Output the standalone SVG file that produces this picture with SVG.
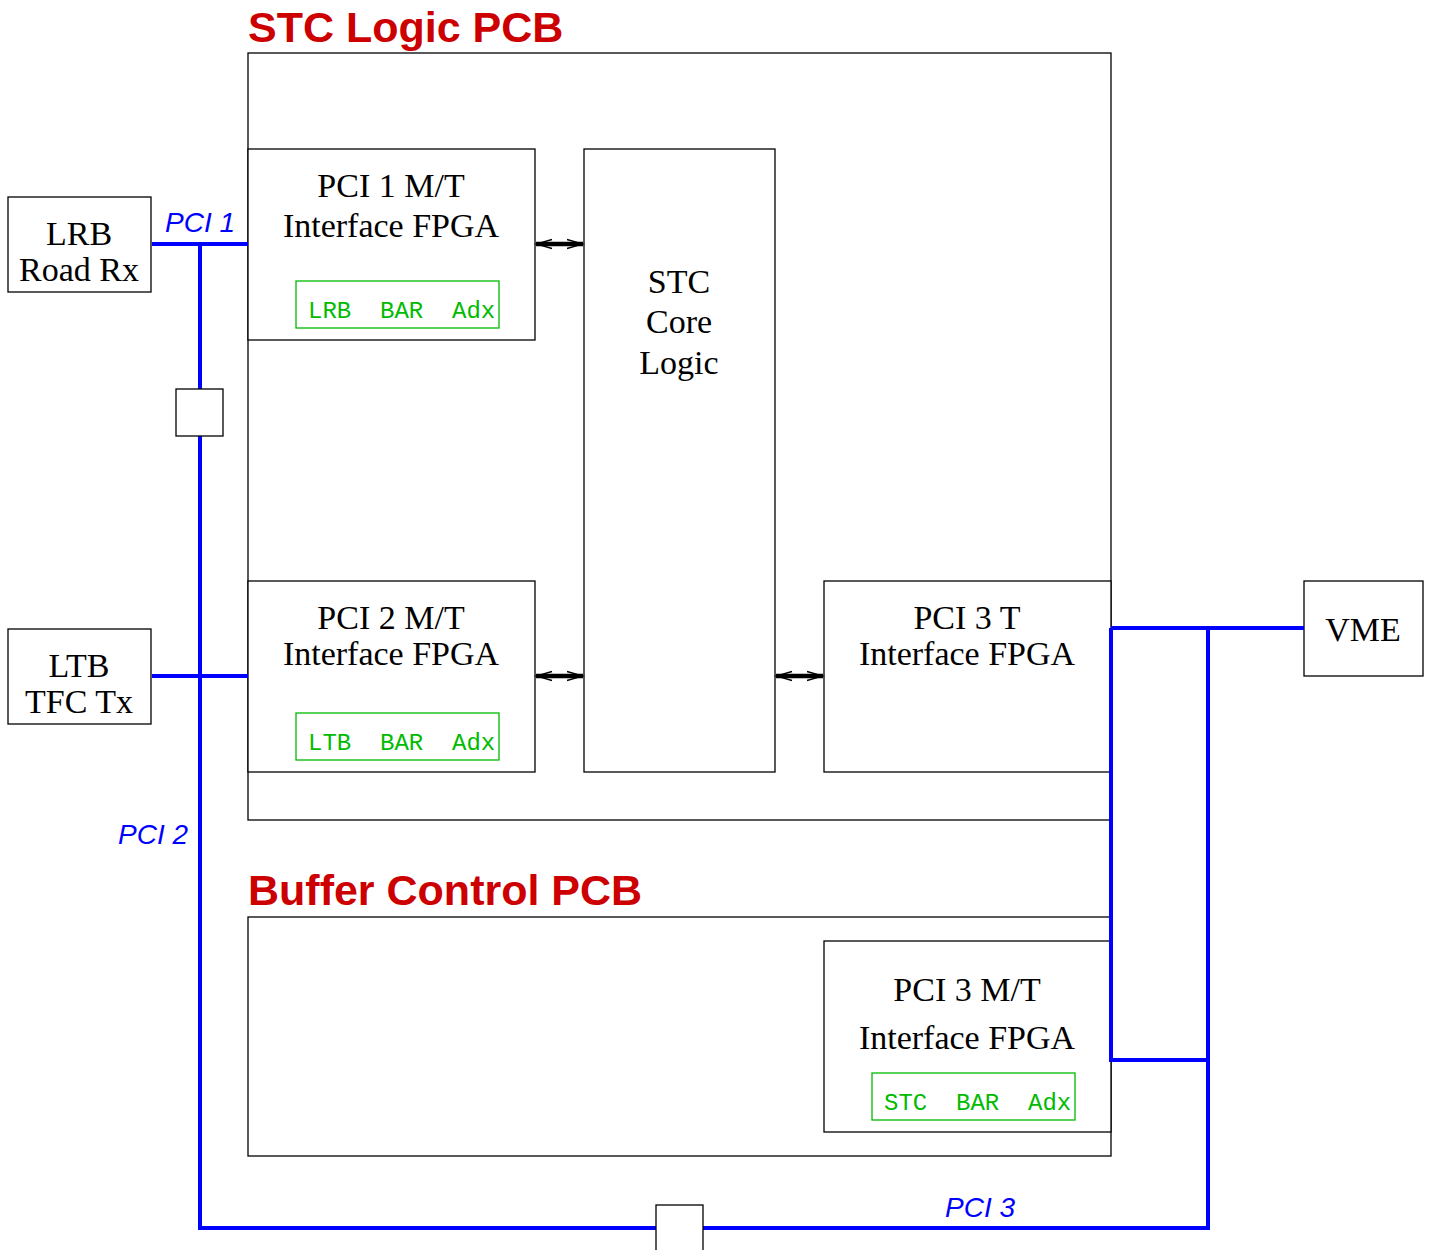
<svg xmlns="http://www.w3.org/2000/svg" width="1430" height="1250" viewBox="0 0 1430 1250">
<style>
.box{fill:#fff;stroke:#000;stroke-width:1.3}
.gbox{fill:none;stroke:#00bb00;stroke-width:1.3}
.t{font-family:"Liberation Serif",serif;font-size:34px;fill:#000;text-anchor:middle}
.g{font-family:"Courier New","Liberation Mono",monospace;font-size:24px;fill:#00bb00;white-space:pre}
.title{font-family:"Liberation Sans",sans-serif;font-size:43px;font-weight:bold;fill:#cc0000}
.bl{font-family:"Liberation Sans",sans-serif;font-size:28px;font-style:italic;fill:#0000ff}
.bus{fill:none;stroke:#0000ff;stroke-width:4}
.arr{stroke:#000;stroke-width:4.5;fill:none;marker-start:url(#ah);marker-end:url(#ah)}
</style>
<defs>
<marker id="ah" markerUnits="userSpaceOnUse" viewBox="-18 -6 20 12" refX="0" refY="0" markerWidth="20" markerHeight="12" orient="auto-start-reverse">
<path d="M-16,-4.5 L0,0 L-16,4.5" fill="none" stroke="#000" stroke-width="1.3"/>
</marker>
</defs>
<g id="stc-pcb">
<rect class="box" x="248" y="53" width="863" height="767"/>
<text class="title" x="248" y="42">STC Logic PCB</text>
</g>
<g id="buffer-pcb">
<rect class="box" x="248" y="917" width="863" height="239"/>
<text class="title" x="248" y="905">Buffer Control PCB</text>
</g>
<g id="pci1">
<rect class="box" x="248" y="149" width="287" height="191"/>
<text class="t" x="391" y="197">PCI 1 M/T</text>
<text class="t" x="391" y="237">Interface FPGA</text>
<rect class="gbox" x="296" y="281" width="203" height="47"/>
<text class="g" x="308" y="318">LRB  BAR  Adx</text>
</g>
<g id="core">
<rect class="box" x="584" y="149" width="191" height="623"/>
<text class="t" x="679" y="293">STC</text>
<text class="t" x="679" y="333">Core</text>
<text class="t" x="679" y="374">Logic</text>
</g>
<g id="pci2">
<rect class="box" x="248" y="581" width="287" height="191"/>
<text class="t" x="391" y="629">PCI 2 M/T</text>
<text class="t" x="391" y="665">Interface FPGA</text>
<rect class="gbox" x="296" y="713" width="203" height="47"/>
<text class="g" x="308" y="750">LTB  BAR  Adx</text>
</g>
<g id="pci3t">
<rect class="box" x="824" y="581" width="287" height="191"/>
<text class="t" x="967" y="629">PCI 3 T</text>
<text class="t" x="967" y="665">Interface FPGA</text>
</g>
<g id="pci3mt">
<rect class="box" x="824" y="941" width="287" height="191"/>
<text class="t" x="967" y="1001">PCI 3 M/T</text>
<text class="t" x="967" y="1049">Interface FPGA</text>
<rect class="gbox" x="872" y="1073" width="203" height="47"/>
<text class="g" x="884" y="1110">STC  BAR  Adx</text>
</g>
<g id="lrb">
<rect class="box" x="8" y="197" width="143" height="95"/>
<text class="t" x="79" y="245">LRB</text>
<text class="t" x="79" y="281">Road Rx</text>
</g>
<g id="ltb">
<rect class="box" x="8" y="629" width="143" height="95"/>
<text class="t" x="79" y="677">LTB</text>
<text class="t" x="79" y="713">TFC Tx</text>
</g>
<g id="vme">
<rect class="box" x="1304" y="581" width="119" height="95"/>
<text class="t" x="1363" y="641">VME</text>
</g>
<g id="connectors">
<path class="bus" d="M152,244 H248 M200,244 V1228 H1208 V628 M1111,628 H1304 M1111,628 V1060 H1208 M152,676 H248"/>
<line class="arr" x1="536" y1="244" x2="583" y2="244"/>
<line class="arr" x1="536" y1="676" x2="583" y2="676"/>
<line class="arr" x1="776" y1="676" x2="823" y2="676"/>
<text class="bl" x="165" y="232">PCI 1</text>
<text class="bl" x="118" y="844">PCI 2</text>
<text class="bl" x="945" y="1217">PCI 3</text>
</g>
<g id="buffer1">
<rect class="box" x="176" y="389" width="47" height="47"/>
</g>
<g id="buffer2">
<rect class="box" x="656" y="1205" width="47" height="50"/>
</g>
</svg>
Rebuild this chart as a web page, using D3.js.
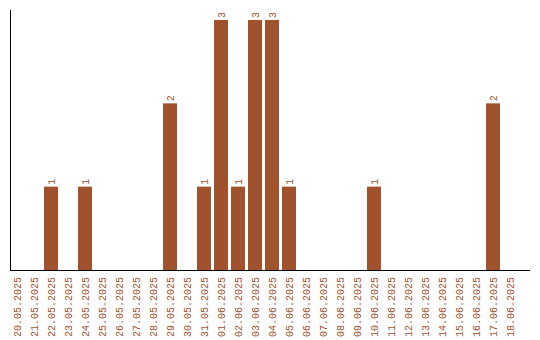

☆ ☆ ☆ ☆

**Goal of the exercise:** All the lines above are to be given again exactly as they read, with the pictures removed.

**Exercise response:**
Output the standalone SVG file that produces this picture with SVG.
<svg xmlns="http://www.w3.org/2000/svg" width="1430" height="1250" viewBox="0 0 1430 1250">
<style>
.box{fill:#fff;stroke:#000;stroke-width:1.3}
.gbox{fill:none;stroke:#00bb00;stroke-width:1.3}
.t{font-family:"Liberation Serif",serif;font-size:34px;fill:#000;text-anchor:middle}
.g{font-family:"Courier New","Liberation Mono",monospace;font-size:24px;fill:#00bb00;white-space:pre}
.title{font-family:"Liberation Sans",sans-serif;font-size:43px;font-weight:bold;fill:#cc0000}
.bl{font-family:"Liberation Sans",sans-serif;font-size:28px;font-style:italic;fill:#0000ff}
.bus{fill:none;stroke:#0000ff;stroke-width:4}
.arr{stroke:#000;stroke-width:4.5;fill:none;marker-start:url(#ah);marker-end:url(#ah)}
</style>
<defs>
<marker id="ah" markerUnits="userSpaceOnUse" viewBox="-18 -6 20 12" refX="0" refY="0" markerWidth="20" markerHeight="12" orient="auto-start-reverse">
<path d="M-16,-4.5 L0,0 L-16,4.5" fill="none" stroke="#000" stroke-width="1.3"/>
</marker>
</defs>
<g id="stc-pcb">
<rect class="box" x="248" y="53" width="863" height="767"/>
<text class="title" x="248" y="42">STC Logic PCB</text>
</g>
<g id="buffer-pcb">
<rect class="box" x="248" y="917" width="863" height="239"/>
<text class="title" x="248" y="905">Buffer Control PCB</text>
</g>
<g id="pci1">
<rect class="box" x="248" y="149" width="287" height="191"/>
<text class="t" x="391" y="197">PCI 1 M/T</text>
<text class="t" x="391" y="237">Interface FPGA</text>
<rect class="gbox" x="296" y="281" width="203" height="47"/>
<text class="g" x="308" y="318">LRB  BAR  Adx</text>
</g>
<g id="core">
<rect class="box" x="584" y="149" width="191" height="623"/>
<text class="t" x="679" y="293">STC</text>
<text class="t" x="679" y="333">Core</text>
<text class="t" x="679" y="374">Logic</text>
</g>
<g id="pci2">
<rect class="box" x="248" y="581" width="287" height="191"/>
<text class="t" x="391" y="629">PCI 2 M/T</text>
<text class="t" x="391" y="665">Interface FPGA</text>
<rect class="gbox" x="296" y="713" width="203" height="47"/>
<text class="g" x="308" y="750">LTB  BAR  Adx</text>
</g>
<g id="pci3t">
<rect class="box" x="824" y="581" width="287" height="191"/>
<text class="t" x="967" y="629">PCI 3 T</text>
<text class="t" x="967" y="665">Interface FPGA</text>
</g>
<g id="pci3mt">
<rect class="box" x="824" y="941" width="287" height="191"/>
<text class="t" x="967" y="1001">PCI 3 M/T</text>
<text class="t" x="967" y="1049">Interface FPGA</text>
<rect class="gbox" x="872" y="1073" width="203" height="47"/>
<text class="g" x="884" y="1110">STC  BAR  Adx</text>
</g>
<g id="lrb">
<rect class="box" x="8" y="197" width="143" height="95"/>
<text class="t" x="79" y="245">LRB</text>
<text class="t" x="79" y="281">Road Rx</text>
</g>
<g id="ltb">
<rect class="box" x="8" y="629" width="143" height="95"/>
<text class="t" x="79" y="677">LTB</text>
<text class="t" x="79" y="713">TFC Tx</text>
</g>
<g id="vme">
<rect class="box" x="1304" y="581" width="119" height="95"/>
<text class="t" x="1363" y="641">VME</text>
</g>
<g id="connectors">
<path class="bus" d="M152,244 H248 M200,244 V1228 H1208 V628 M1111,628 H1304 M1111,628 V1060 H1208 M152,676 H248"/>
<line class="arr" x1="536" y1="244" x2="583" y2="244"/>
<line class="arr" x1="536" y1="676" x2="583" y2="676"/>
<line class="arr" x1="776" y1="676" x2="823" y2="676"/>
<text class="bl" x="165" y="232">PCI 1</text>
<text class="bl" x="118" y="844">PCI 2</text>
<text class="bl" x="945" y="1217">PCI 3</text>
</g>
<g id="buffer1">
<rect class="box" x="176" y="389" width="47" height="47"/>
</g>
<g id="buffer2">
<rect class="box" x="656" y="1205" width="47" height="50"/>
</g>
</svg>
Rebuild this chart as a web page, using D3.js.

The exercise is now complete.